Here, for example, is a passage from a scene early in the book. Ally has chosen a lovely card with cheerful flowers as a send off to her teacher who is leaving to have a baby. Had Ally been able to read the card, she would have known that it was a sympathy card. But words squiggle and move for Ally, so she had focused just on those lovely flowers. Needless to say, this lands her in the principal’s office. When Mrs. Silver asks her to reflect on the message on a poster there, Ally is stumped, once again. Then:
“She waves me out and, as I stand, I look at that poster again. I wish I knew what it was that I should learn, because I know that I should know a lot more than I do.
She sighs as she leaves her office and I know she’s tired of me.
Even I’m tired of me.”
Had Ally been able to do so, this is what she would have read on the poster:
“Sometimes the bravest thing you can do is ask for help.” C. Connors
Mr. Daniels is the teacher we all hope to be – the one who takes the time to notice small signs and red flags.
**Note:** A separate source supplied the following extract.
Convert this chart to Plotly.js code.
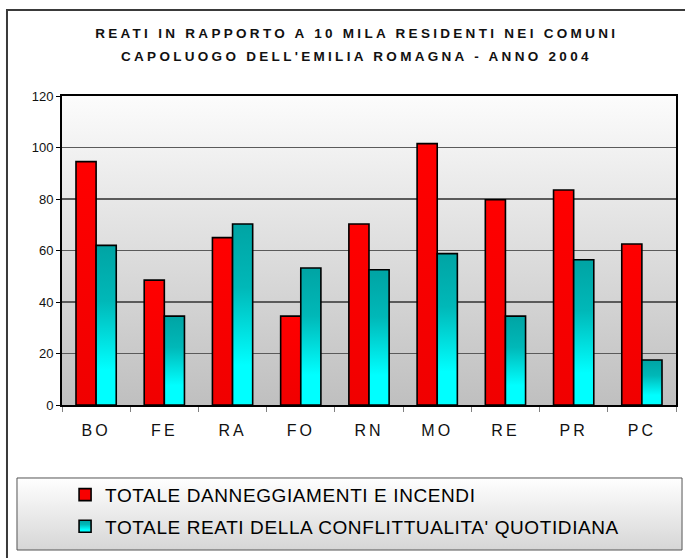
<!DOCTYPE html>
<html>
<head>
<meta charset="utf-8">
<script src="https://cdn.plot.ly/plotly-3.0.1.min.js"></script>
<style>
  html, body { margin: 0; padding: 0; background: #ffffff; }
  #chart { width: 685px; height: 558px; }
  .gtitle, .annotation-text { letter-spacing: 3.3px; }
  .xtick text { letter-spacing: 3px; }
  .legendtext { letter-spacing: 0.6px; }
</style>
</head>
<body>
<svg width="0" height="0" style="position:absolute">
  <defs>
    <linearGradient id="cyanGrad" x1="0" y1="0" x2="0" y2="1">
      <stop offset="0" stop-color="#00a4a4"/>
      <stop offset="0.35" stop-color="#00b8b8"/>
      <stop offset="0.78" stop-color="#00ffff"/>
      <stop offset="1" stop-color="#00ffff"/>
    </linearGradient>
    <linearGradient id="redGrad" x1="0" y1="0" x2="0" y2="1">
      <stop offset="0" stop-color="#ff0000"/>
      <stop offset="1" stop-color="#f00000"/>
    </linearGradient>
  </defs>
</svg>
<div id="chart"></div>
<script>
// ---- Data ----
const categories = ['BO', 'FE', 'RA', 'FO', 'RN', 'MO', 'RE', 'PR', 'PC'];
const danneggiamenti = [94.5, 48.5, 65, 34.5, 70.3, 101.5, 79.7, 83.5, 62.5];
const conflittualita = [62, 34.5, 70.3, 53.2, 52.5, 58.8, 34.5, 56.4, 17.5];
const seriesNames = ['TOTALE DANNEGGIAMENTI E INCENDI', "TOTALE REATI DELLA CONFLITTUALITA' QUOTIDIANA"];
const yTicks = [0, 20, 40, 60, 80, 100, 120];
const titleLine1 = "REATI IN RAPPORTO A 10 MILA RESIDENTI NEI COMUNI";
const titleLine2 = "CAPOLUOGO DELL'EMILIA ROMAGNA - ANNO 2004";

function gradientUri(top, bottom) {
  const svg = '<svg xmlns="http://www.w3.org/2000/svg" width="10" height="100" preserveAspectRatio="none">' +
    '<defs><linearGradient id="g" x1="0" y1="0" x2="0" y2="1">' +
    '<stop offset="0" stop-color="' + top + '"/><stop offset="1" stop-color="' + bottom + '"/>' +
    '</linearGradient></defs><rect width="10" height="100" fill="url(#g)"/></svg>';
  return 'data:image/svg+xml;utf8,' + encodeURIComponent(svg);
}

const font = 'Arial, "Liberation Sans", sans-serif';
const titleFont = { family: font, size: 13.5, color: '#111111', weight: 'bold' };

const traces = [
  {
    type: 'bar', x: categories, y: danneggiamenti, name: seriesNames[0],
    marker: { color: '#f80000', line: { color: '#000000', width: 1.6 } },
    legendgroup: 'a'
  },
  {
    type: 'bar', x: categories, y: conflittualita, name: seriesNames[1],
    marker: { color: '#00d0d0', line: { color: '#000000', width: 1.6 } },
    legendgroup: 'b'
  }
];

// plot area: x 62..676, y 96..405
const layout = {
  width: 685, height: 558,
  margin: { l: 62, r: 9, t: 96, b: 153, autoexpand: false },
  paper_bgcolor: '#ffffff',
  plot_bgcolor: 'rgba(0,0,0,0)',
  font: { family: font, color: '#111111' },
  title: {
    text: titleLine1,
    font: titleFont,
    x: 0.48, xanchor: 'center', xref: 'paper',
    y: 0.9409, yanchor: 'middle'
  },
  annotations: [
    {
      text: titleLine2, font: titleFont, showarrow: false,
      xref: 'paper', yref: 'paper', x: 0.48, y: 1.1294,
      xanchor: 'center', yanchor: 'middle'
    }
  ],
  barmode: 'group',
  bargap: 0.41,
  bargroupgap: 0,
  showlegend: true,
  legend: {
    x: 0.005, xanchor: 'left', y: -0.229, yanchor: 'top',
    bgcolor: 'rgba(0,0,0,0)', borderwidth: 0,
    font: { family: font, size: 19, color: '#000000' },
    traceorder: 'grouped', tracegroupgap: 4
  },
  xaxis: {
    type: 'category',
    showline: true, linecolor: '#000000', linewidth: 2, mirror: true,
    ticks: 'outside', ticklen: 5, tickcolor: '#808080', tickwidth: 1,
    tickson: 'boundaries',
    ticklabelstandoff: 10,
    tickfont: { family: font, size: 16, color: '#111111' },
    showgrid: false, zeroline: false
  },
  yaxis: {
    range: [0, 120], tickvals: yTicks,
    showline: true, linecolor: '#000000', linewidth: 2, mirror: true,
    ticks: 'outside', ticklen: 4, tickcolor: '#000000', tickwidth: 1,
    tickfont: { family: font, size: 13, color: '#111111' },
    showgrid: true, gridcolor: '#5a5a5a', gridwidth: 1.2,
    zeroline: false, fixedrange: true
  },
  images: [
    {
      source: gradientUri('#fcfcfc', '#bfbfbf'),
      xref: 'paper', yref: 'paper', x: 0, y: 1, sizex: 1, sizey: 1,
      xanchor: 'left', yanchor: 'top', sizing: 'stretch', layer: 'below'
    },
    {
      source: gradientUri('#ffffff', '#d6d6d6'),
      xref: 'paper', yref: 'paper', x: -0.0733, y: -0.2362, sizex: 1.0831, sizey: 0.2331,
      xanchor: 'left', yanchor: 'top', sizing: 'stretch', layer: 'below'
    }
  ],
  shapes: [
    {
      type: 'rect', xref: 'paper', yref: 'paper',
      x0: -0.0733, x1: 1.0098, y0: -0.4693, y1: -0.2362,
      line: { color: '#555555', width: 1 }, fillcolor: 'rgba(0,0,0,0)'
    },
    {
      type: 'rect', xref: 'paper', yref: 'paper',
      x0: -0.0896, x1: 1.06, y0: -0.56, y1: 1.2783,
      line: { color: '#3a3a3a', width: 2 }, fillcolor: 'rgba(0,0,0,0)'
    }
  ]
};

Plotly.newPlot('chart', traces, layout, { staticPlot: true }).then(function (gd) {
  const barTraces = gd.querySelectorAll('.barlayer .trace');
  if (barTraces.length > 1) {
    barTraces[0].querySelectorAll('path').forEach(function (p) { p.style.fill = 'url(#redGrad)'; });
    barTraces[1].querySelectorAll('path').forEach(function (p) { p.style.fill = 'url(#cyanGrad)'; });
  }
  const legendTraces = gd.querySelectorAll('.legend .traces');
  if (legendTraces.length > 1) {
    legendTraces[1].querySelectorAll('.legendpoints path').forEach(function (p) { p.style.fill = 'url(#cyanGrad)'; });
  }
});
</script>
</body>
</html>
The one who commits himself to figuring out Ally’s disability without diminishing her brave spirit. He is her cheerleader, but he does so in an such an empowering way that Ally comes to recognize all that she can do in spite of her dyslexia. Don’t we want to help our kids to make Ally’s learning journey one that travels the distance between “invisible to invincible”? To learn that ” “I’m having trouble” is not the same as “I can’t.””?
There is a parallel narrative of bullying and kindness within a classroom community that is woven into Ally’s story, which gives Fish in a Tree added depth and dimension. Through this, Ally learns what we all should aim to learn, so that we can live in a kinder world:
“…looking around the room, I remember thinking that my reading differences were like dragging a concrete block around every day and how I felt sorry for myself. Now I realize that everyone has their own blocks to drag around. And they all feel heavy.”
I loved Fish in a Tree so much, that I was sad when it came to an end. I wanted to stay with Ally and Mr. Daniels and that entire cast of character for a whole lot longer. This is a special, special book, and I feel lucky to be able to put it into the hands of my sixth graders.